### Given data
"""
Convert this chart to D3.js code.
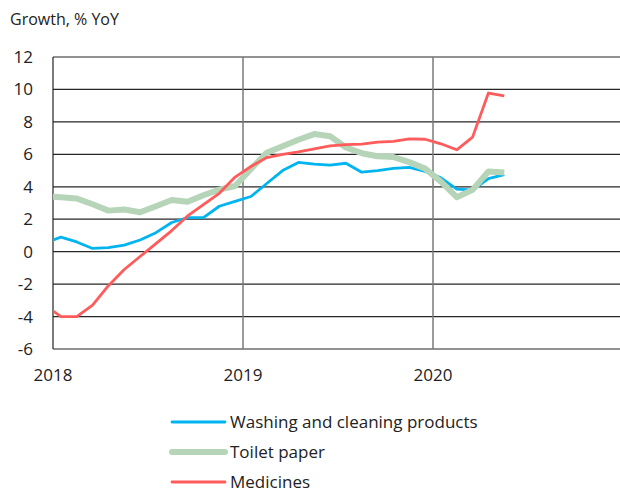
<!DOCTYPE html>
<html>
<head>
<meta charset="utf-8">
<script src="https://cdn.jsdelivr.net/npm/d3@7"></script>
<style>
  body { margin: 0; background: #fff; }
  text { font-family: "Open Sans", sans-serif; fill: #222; }
</style>
</head>
<body>
<div id="chart"></div>
<script>
// monthly data, Dec 2017 - May 2020
var months = ["2017-12",
  "2018-01","2018-02","2018-03","2018-04","2018-05","2018-06","2018-07","2018-08","2018-09","2018-10","2018-11","2018-12",
  "2019-01","2019-02","2019-03","2019-04","2019-05","2019-06","2019-07","2019-08","2019-09","2019-10","2019-11","2019-12",
  "2020-01","2020-02","2020-03","2020-04","2020-05"];

var washing = [0.55,
  0.9, 0.6, 0.2, 0.25, 0.4, 0.72, 1.17, 1.8, 2.1, 2.1, 2.8, 3.1,
  3.4, 4.2, 5.0, 5.5, 5.4, 5.33, 5.45, 4.9, 5.0, 5.13, 5.2, 4.95,
  4.55, 3.85, 3.8, 4.5, 4.75];

var toilet = [3.42,
  3.36, 3.28, 2.92, 2.53, 2.6, 2.43, 2.8, 3.19, 3.08, 3.48, 3.82, 4.05,
  5.1, 6.1, 6.5, 6.9, 7.25, 7.12, 6.42, 6.07, 5.88, 5.83, 5.52, 5.12,
  4.32, 3.36, 3.81, 4.94, 4.88];

var medicines = [-3.3,
  -4.0, -4.0, -3.3, -2.1, -1.1, -0.3, 0.5, 1.3, 2.2, 2.9, 3.6, 4.6,
  5.25, 5.8, 6.0, 6.15, 6.33, 6.52, 6.6, 6.63, 6.75, 6.8, 6.95, 6.93,
  6.65, 6.28, 7.06, 9.78, 9.61];

var yTicks = [-6, -4, -2, 0, 2, 4, 6, 8, 10, 12];
var yearTicks = [2018, 2019, 2020];

var series = [
  {name: "Washing and cleaning products", values: washing, color: "#00b4ef", width: 2.8},
  {name: "Toilet paper", values: toilet, color: "#b6d4b7", width: 6},
  {name: "Medicines", values: medicines, color: "#ff5b5b", width: 2.8}
];

var svgWidth = 620;
var svgHeight = 492;
var margin = {top: 57, right: 0, bottom: 143, left: 53};
var width = svgWidth - margin.left - margin.right;
var height = svgHeight - margin.top - margin.bottom;

var svg = d3.select("#chart")
  .append("svg")
  .attr("width", svgWidth)
  .attr("height", svgHeight);

// month index: 0 = Jan 2018
function monthIndex(s) {
  var p = s.split("-");
  return (+p[0] - 2018) * 12 + (+p[1] - 1);
}

var x = d3.scaleLinear()
  .domain([0, 36])
  .range([0, 570]);

var y = d3.scaleLinear()
  .domain([-6, 12])
  .range([height, 0]);

var g = svg.append("g")
  .attr("transform", `translate(${margin.left}, ${margin.top})`);

svg.append("text")
  .attr("x", 10)
  .attr("y", 25)
  .style("font-size", "16px")
  .text("Growth, % YoY");

// horizontal gridlines
g.selectAll(".hgrid")
  .data(yTicks)
  .enter()
  .append("line")
  .attr("x1", 0)
  .attr("x2", width)
  .attr("y1", d => y(d))
  .attr("y2", d => y(d))
  .attr("stroke", "#262626")
  .attr("stroke-width", 1.2);

// year lines
g.selectAll(".vgrid")
  .data(yearTicks.slice(1))
  .enter()
  .append("line")
  .attr("x1", d => x((d - 2018) * 12))
  .attr("x2", d => x((d - 2018) * 12))
  .attr("y1", 0)
  .attr("y2", height)
  .attr("stroke", "#7a7a7a")
  .attr("stroke-width", 1.5);

g.append("line")
  .attr("x1", 0).attr("x2", 0)
  .attr("y1", 0).attr("y2", height)
  .attr("stroke", "#222")
  .attr("stroke-width", 1.2);

// y labels
g.selectAll(".ylab")
  .data(yTicks)
  .enter()
  .append("text")
  .attr("x", -20)
  .attr("y", d => y(d))
  .attr("dy", "0.35em")
  .attr("text-anchor", "end")
  .style("font-size", "17px")
  .text(d => d);

// x labels
g.selectAll(".xlab")
  .data(yearTicks)
  .enter()
  .append("text")
  .attr("x", d => x((d - 2018) * 12))
  .attr("y", height + 26)
  .attr("dy", "0.35em")
  .attr("text-anchor", "middle")
  .style("font-size", "17px")
  .text(d => d);

g.append("clipPath")
  .attr("id", "clip")
  .append("rect")
  .attr("width", width)
  .attr("height", height);

var line = d3.line()
  .x((d, i) => x(monthIndex(months[i]) + 0.5))
  .y(d => y(d));

g.append("g")
  .attr("clip-path", "url(#clip)")
  .selectAll("path")
  .data(series)
  .enter()
  .append("path")
  .attr("d", d => line(d.values))
  .attr("fill", "none")
  .attr("stroke", d => d.color)
  .attr("stroke-width", d => d.width)
  .attr("stroke-linejoin", "round");

// legend
var legend = svg.append("g")
  .attr("transform", "translate(172, 422)");

var item = legend.selectAll("g")
  .data(series)
  .enter()
  .append("g")
  .attr("transform", (d, i) => `translate(0, ${i * 30})`);

item.append("line")
  .attr("x1", 0).attr("x2", 53)
  .attr("stroke", d => d.color)
  .attr("stroke-width", d => d.width)
  .attr("stroke-linecap", "round");

item.append("text")
  .attr("x", 58)
  .attr("dy", "0.35em")
  .style("font-size", "17px")
  .text(d => d.name);
</script>
</body>
</html>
"""
Repeat the data exactly, without the pictures.

### Written answer
Convert this chart to D3.js code.
<!DOCTYPE html>
<html>
<head>
<meta charset="utf-8">
<script src="https://cdn.jsdelivr.net/npm/d3@7"></script>
<style>
  body { margin: 0; background: #fff; }
  text { font-family: "Open Sans", sans-serif; fill: #222; }
</style>
</head>
<body>
<div id="chart"></div>
<script>
// monthly data, Dec 2017 - May 2020
var months = ["2017-12",
  "2018-01","2018-02","2018-03","2018-04","2018-05","2018-06","2018-07","2018-08","2018-09","2018-10","2018-11","2018-12",
  "2019-01","2019-02","2019-03","2019-04","2019-05","2019-06","2019-07","2019-08","2019-09","2019-10","2019-11","2019-12",
  "2020-01","2020-02","2020-03","2020-04","2020-05"];

var washing = [0.55,
  0.9, 0.6, 0.2, 0.25, 0.4, 0.72, 1.17, 1.8, 2.1, 2.1, 2.8, 3.1,
  3.4, 4.2, 5.0, 5.5, 5.4, 5.33, 5.45, 4.9, 5.0, 5.13, 5.2, 4.95,
  4.55, 3.85, 3.8, 4.5, 4.75];

var toilet = [3.42,
  3.36, 3.28, 2.92, 2.53, 2.6, 2.43, 2.8, 3.19, 3.08, 3.48, 3.82, 4.05,
  5.1, 6.1, 6.5, 6.9, 7.25, 7.12, 6.42, 6.07, 5.88, 5.83, 5.52, 5.12,
  4.32, 3.36, 3.81, 4.94, 4.88];

var medicines = [-3.3,
  -4.0, -4.0, -3.3, -2.1, -1.1, -0.3, 0.5, 1.3, 2.2, 2.9, 3.6, 4.6,
  5.25, 5.8, 6.0, 6.15, 6.33, 6.52, 6.6, 6.63, 6.75, 6.8, 6.95, 6.93,
  6.65, 6.28, 7.06, 9.78, 9.61];

var yTicks = [-6, -4, -2, 0, 2, 4, 6, 8, 10, 12];
var yearTicks = [2018, 2019, 2020];

var series = [
  {name: "Washing and cleaning products", values: washing, color: "#00b4ef", width: 2.8},
  {name: "Toilet paper", values: toilet, color: "#b6d4b7", width: 6},
  {name: "Medicines", values: medicines, color: "#ff5b5b", width: 2.8}
];

var svgWidth = 620;
var svgHeight = 492;
var margin = {top: 57, right: 0, bottom: 143, left: 53};
var width = svgWidth - margin.left - margin.right;
var height = svgHeight - margin.top - margin.bottom;

var svg = d3.select("#chart")
  .append("svg")
  .attr("width", svgWidth)
  .attr("height", svgHeight);

// month index: 0 = Jan 2018
function monthIndex(s) {
  var p = s.split("-");
  return (+p[0] - 2018) * 12 + (+p[1] - 1);
}

var x = d3.scaleLinear()
  .domain([0, 36])
  .range([0, 570]);

var y = d3.scaleLinear()
  .domain([-6, 12])
  .range([height, 0]);

var g = svg.append("g")
  .attr("transform", `translate(${margin.left}, ${margin.top})`);

svg.append("text")
  .attr("x", 10)
  .attr("y", 25)
  .style("font-size", "16px")
  .text("Growth, % YoY");

// horizontal gridlines
g.selectAll(".hgrid")
  .data(yTicks)
  .enter()
  .append("line")
  .attr("x1", 0)
  .attr("x2", width)
  .attr("y1", d => y(d))
  .attr("y2", d => y(d))
  .attr("stroke", "#262626")
  .attr("stroke-width", 1.2);

// year lines
g.selectAll(".vgrid")
  .data(yearTicks.slice(1))
  .enter()
  .append("line")
  .attr("x1", d => x((d - 2018) * 12))
  .attr("x2", d => x((d - 2018) * 12))
  .attr("y1", 0)
  .attr("y2", height)
  .attr("stroke", "#7a7a7a")
  .attr("stroke-width", 1.5);

g.append("line")
  .attr("x1", 0).attr("x2", 0)
  .attr("y1", 0).attr("y2", height)
  .attr("stroke", "#222")
  .attr("stroke-width", 1.2);

// y labels
g.selectAll(".ylab")
  .data(yTicks)
  .enter()
  .append("text")
  .attr("x", -20)
  .attr("y", d => y(d))
  .attr("dy", "0.35em")
  .attr("text-anchor", "end")
  .style("font-size", "17px")
  .text(d => d);

// x labels
g.selectAll(".xlab")
  .data(yearTicks)
  .enter()
  .append("text")
  .attr("x", d => x((d - 2018) * 12))
  .attr("y", height + 26)
  .attr("dy", "0.35em")
  .attr("text-anchor", "middle")
  .style("font-size", "17px")
  .text(d => d);

g.append("clipPath")
  .attr("id", "clip")
  .append("rect")
  .attr("width", width)
  .attr("height", height);

var line = d3.line()
  .x((d, i) => x(monthIndex(months[i]) + 0.5))
  .y(d => y(d));

g.append("g")
  .attr("clip-path", "url(#clip)")
  .selectAll("path")
  .data(series)
  .enter()
  .append("path")
  .attr("d", d => line(d.values))
  .attr("fill", "none")
  .attr("stroke", d => d.color)
  .attr("stroke-width", d => d.width)
  .attr("stroke-linejoin", "round");

// legend
var legend = svg.append("g")
  .attr("transform", "translate(172, 422)");

var item = legend.selectAll("g")
  .data(series)
  .enter()
  .append("g")
  .attr("transform", (d, i) => `translate(0, ${i * 30})`);

item.append("line")
  .attr("x1", 0).attr("x2", 53)
  .attr("stroke", d => d.color)
  .attr("stroke-width", d => d.width)
  .attr("stroke-linecap", "round");

item.append("text")
  .attr("x", 58)
  .attr("dy", "0.35em")
  .style("font-size", "17px")
  .text(d => d.name);
</script>
</body>
</html>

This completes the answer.